:: DATA SUPPLIED ::

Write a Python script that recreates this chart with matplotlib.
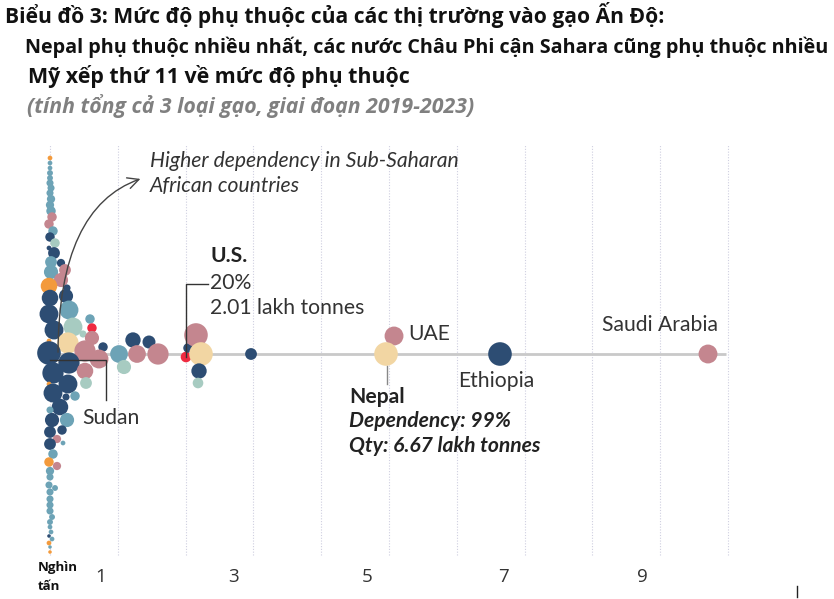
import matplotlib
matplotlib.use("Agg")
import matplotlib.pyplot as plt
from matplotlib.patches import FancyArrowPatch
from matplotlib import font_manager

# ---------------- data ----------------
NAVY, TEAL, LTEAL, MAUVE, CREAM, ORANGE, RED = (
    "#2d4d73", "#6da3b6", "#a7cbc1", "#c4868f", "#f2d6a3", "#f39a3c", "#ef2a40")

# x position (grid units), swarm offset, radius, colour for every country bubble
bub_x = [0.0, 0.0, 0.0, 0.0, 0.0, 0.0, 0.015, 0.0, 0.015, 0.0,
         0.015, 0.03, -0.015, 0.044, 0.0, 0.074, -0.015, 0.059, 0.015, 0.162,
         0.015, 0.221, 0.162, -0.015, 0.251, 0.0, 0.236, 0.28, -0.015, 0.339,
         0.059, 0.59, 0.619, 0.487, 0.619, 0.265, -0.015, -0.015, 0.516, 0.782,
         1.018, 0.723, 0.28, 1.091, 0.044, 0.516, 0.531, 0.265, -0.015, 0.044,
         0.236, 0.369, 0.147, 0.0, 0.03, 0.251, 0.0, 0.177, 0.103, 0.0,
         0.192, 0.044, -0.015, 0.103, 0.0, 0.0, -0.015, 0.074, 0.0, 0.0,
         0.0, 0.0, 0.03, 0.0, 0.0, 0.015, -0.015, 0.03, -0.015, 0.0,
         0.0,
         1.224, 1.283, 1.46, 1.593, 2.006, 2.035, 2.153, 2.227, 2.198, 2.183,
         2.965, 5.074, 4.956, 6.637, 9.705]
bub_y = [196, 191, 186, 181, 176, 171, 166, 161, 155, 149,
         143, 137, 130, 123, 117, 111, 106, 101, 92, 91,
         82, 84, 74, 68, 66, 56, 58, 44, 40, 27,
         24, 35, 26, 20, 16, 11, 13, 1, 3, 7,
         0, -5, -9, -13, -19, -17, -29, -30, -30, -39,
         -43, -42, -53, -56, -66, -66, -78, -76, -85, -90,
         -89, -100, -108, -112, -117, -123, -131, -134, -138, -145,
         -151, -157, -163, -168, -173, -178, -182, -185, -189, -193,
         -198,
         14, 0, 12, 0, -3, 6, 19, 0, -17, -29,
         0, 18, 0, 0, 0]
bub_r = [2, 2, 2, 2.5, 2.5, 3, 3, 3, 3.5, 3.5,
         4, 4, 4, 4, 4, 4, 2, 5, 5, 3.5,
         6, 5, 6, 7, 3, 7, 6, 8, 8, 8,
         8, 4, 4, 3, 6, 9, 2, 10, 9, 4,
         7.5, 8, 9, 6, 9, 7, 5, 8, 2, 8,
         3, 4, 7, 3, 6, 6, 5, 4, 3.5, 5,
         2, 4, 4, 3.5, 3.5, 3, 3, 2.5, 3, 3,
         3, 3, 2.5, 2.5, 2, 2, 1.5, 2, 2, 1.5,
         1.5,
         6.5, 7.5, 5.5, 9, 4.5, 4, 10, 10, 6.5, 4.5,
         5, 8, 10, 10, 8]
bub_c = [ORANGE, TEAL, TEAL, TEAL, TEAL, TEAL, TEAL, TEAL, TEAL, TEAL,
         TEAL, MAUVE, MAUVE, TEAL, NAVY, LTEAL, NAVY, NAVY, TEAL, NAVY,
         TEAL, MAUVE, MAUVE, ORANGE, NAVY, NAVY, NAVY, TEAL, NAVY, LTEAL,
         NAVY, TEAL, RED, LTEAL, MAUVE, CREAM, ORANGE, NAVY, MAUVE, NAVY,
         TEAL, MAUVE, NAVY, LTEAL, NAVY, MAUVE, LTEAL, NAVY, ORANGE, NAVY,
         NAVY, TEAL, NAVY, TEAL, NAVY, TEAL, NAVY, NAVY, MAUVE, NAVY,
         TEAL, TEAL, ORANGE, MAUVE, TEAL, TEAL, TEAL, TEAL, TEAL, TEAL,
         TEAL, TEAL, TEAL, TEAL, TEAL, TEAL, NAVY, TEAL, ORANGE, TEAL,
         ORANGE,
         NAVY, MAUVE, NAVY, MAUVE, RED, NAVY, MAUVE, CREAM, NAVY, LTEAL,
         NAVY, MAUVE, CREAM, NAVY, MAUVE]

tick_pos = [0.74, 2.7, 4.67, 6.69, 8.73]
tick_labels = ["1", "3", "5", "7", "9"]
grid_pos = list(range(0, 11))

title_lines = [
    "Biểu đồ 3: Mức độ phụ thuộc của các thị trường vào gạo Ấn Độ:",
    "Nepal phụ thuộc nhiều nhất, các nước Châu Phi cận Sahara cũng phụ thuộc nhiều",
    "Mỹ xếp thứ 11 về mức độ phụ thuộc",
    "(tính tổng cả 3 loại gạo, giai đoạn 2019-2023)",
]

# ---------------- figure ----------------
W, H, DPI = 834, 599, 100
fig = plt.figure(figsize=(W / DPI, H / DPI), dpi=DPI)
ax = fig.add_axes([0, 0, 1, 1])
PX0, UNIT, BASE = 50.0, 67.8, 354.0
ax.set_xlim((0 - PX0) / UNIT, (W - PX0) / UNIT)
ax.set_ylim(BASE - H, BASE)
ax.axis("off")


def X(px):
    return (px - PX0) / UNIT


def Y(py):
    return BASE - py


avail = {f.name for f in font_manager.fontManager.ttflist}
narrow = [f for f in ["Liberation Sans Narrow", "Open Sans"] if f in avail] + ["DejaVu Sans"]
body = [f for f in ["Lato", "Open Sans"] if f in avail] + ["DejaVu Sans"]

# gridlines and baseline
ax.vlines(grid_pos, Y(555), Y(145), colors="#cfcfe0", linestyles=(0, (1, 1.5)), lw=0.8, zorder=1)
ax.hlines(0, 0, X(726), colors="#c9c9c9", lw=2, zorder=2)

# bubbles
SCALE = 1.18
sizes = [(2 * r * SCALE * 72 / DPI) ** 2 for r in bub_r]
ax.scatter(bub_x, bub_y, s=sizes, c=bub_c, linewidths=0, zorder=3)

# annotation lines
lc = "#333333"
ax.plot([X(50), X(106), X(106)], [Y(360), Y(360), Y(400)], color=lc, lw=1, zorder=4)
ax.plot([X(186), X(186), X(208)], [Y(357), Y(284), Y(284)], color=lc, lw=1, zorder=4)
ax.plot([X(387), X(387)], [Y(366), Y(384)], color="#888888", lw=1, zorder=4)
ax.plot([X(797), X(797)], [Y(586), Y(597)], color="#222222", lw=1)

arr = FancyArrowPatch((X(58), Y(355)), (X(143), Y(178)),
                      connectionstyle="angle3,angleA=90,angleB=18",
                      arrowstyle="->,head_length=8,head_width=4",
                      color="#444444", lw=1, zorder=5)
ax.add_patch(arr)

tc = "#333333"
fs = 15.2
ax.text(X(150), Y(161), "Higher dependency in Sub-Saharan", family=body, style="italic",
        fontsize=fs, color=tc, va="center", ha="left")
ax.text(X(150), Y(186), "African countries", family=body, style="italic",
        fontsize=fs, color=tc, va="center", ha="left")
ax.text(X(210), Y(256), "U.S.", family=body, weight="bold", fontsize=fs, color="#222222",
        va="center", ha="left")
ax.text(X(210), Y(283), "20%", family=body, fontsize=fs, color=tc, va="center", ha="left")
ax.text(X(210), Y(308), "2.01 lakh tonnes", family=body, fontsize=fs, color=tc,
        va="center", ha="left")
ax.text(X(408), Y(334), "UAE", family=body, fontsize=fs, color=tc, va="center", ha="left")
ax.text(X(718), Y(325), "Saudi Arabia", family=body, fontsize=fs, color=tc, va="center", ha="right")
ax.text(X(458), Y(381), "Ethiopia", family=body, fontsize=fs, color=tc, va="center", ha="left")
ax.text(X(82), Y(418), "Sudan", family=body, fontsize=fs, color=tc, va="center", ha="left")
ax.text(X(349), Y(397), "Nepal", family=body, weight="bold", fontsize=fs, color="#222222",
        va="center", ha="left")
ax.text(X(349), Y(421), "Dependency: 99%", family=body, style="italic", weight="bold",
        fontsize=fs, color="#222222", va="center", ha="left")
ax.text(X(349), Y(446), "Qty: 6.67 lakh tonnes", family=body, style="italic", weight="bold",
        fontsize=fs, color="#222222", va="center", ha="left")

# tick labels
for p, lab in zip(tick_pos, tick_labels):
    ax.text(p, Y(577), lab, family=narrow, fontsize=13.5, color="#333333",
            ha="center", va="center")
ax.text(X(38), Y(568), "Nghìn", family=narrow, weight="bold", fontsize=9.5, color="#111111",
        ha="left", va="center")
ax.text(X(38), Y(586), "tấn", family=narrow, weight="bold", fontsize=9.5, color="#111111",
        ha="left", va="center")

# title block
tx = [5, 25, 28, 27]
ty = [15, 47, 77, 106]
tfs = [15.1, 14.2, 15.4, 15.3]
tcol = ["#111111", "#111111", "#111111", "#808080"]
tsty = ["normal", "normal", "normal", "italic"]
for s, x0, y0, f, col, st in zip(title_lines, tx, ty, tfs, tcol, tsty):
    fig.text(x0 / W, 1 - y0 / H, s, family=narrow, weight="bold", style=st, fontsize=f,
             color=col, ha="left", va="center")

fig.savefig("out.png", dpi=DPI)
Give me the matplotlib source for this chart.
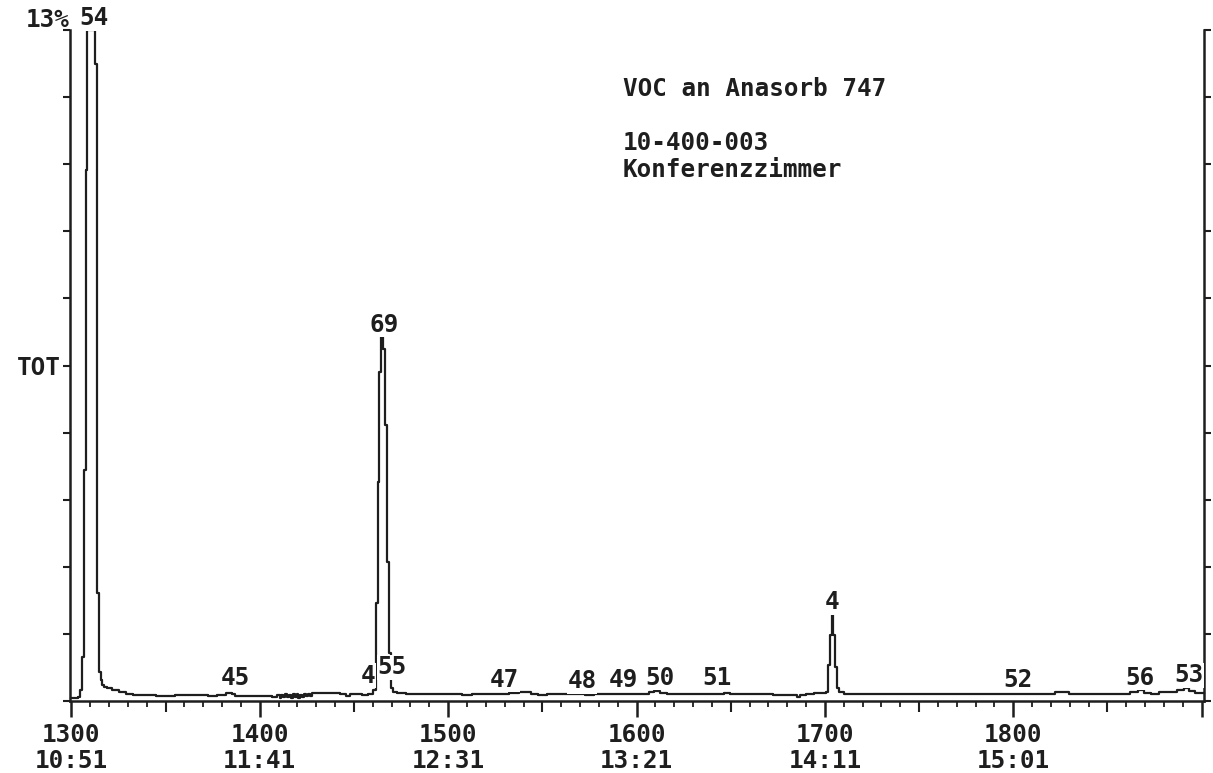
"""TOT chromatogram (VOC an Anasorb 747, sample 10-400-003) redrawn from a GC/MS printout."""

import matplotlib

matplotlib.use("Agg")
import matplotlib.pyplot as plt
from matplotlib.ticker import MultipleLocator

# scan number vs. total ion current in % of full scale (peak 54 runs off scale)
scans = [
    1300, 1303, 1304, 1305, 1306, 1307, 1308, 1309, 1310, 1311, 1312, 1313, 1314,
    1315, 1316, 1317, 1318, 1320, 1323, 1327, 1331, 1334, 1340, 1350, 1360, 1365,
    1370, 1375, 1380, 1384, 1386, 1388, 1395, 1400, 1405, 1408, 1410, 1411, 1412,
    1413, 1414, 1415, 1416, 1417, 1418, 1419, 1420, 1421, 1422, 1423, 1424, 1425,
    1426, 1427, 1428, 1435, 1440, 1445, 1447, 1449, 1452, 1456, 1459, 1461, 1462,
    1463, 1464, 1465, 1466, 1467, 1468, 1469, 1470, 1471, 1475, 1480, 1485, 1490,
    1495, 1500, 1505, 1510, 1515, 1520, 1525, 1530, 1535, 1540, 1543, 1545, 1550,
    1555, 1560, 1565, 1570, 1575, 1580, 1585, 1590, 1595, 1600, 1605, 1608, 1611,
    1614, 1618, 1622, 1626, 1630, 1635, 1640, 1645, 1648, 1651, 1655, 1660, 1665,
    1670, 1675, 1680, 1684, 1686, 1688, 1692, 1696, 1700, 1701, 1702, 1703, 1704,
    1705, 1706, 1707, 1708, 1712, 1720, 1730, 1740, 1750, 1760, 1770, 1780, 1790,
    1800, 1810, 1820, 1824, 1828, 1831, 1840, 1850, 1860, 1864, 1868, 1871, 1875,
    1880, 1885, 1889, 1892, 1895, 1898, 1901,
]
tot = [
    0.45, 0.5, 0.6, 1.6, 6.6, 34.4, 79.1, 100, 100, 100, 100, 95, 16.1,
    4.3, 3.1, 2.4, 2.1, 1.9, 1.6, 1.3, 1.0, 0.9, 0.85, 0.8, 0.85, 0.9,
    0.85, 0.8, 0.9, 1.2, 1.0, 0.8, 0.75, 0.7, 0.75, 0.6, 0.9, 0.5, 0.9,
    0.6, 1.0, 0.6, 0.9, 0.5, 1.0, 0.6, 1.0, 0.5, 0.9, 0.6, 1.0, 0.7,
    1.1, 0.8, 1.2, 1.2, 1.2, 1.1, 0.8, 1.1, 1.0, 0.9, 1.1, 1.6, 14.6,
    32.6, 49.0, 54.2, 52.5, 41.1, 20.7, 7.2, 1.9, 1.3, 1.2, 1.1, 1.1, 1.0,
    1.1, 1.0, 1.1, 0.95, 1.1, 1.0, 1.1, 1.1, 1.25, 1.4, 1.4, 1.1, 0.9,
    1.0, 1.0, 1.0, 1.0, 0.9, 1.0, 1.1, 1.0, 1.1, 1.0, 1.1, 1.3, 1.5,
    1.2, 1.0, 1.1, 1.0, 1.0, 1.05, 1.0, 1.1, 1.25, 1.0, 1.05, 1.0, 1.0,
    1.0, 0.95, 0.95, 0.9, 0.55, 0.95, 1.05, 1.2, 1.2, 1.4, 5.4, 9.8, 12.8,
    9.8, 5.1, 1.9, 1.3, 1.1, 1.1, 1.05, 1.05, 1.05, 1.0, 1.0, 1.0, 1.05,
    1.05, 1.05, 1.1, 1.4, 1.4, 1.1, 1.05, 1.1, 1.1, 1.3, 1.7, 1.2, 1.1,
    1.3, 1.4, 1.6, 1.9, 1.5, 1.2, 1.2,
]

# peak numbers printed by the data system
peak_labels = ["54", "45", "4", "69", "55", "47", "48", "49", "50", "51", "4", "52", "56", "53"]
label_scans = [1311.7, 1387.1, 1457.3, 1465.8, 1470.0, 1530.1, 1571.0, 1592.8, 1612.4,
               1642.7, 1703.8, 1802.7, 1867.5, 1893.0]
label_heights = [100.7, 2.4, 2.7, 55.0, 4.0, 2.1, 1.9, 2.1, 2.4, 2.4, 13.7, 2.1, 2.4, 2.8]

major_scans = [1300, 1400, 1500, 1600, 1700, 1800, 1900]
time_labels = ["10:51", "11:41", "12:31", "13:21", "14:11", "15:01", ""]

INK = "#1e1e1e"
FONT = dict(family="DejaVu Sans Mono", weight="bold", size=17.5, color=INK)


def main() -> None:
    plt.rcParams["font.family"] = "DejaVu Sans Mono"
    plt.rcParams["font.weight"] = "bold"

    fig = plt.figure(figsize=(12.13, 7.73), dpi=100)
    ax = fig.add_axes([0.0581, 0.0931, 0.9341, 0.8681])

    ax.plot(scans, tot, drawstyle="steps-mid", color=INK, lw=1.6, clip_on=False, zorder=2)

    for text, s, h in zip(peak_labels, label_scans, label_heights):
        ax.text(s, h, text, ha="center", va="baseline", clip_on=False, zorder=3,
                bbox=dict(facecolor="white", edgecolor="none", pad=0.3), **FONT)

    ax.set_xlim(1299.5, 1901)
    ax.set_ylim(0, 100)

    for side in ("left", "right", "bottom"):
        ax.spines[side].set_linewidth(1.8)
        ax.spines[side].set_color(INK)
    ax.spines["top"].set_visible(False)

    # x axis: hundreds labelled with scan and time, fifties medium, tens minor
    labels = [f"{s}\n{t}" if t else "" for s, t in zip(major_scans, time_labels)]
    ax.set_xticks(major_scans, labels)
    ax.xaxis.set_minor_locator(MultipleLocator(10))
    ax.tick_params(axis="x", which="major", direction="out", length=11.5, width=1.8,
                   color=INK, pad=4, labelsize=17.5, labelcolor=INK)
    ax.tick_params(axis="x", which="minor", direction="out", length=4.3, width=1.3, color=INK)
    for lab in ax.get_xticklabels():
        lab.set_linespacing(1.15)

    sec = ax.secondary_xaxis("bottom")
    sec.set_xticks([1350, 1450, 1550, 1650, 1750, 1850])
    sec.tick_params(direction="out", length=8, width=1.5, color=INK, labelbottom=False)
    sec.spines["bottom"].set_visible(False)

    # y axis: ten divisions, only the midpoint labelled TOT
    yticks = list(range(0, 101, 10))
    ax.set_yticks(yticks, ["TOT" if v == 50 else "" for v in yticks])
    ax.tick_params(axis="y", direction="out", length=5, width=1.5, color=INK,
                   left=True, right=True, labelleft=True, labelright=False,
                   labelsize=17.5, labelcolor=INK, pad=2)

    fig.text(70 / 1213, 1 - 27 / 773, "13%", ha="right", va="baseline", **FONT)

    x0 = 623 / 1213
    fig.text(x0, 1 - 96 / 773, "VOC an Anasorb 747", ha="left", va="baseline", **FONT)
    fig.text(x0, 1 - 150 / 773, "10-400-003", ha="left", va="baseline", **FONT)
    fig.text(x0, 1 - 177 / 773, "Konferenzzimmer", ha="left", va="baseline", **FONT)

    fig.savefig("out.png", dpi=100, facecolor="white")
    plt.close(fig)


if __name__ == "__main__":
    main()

:::

SHORT PROBLEM. Repeat the records above exactly, from the first line through the line that contains "from matplotlib import font_manager", and leave out the pictures.

EXERCISE OUTPUT.
Write a Python script that recreates this chart with matplotlib.
import matplotlib
matplotlib.use("Agg")
import matplotlib.pyplot as plt
from matplotlib.patches import FancyArrowPatch
from matplotlib import font_manager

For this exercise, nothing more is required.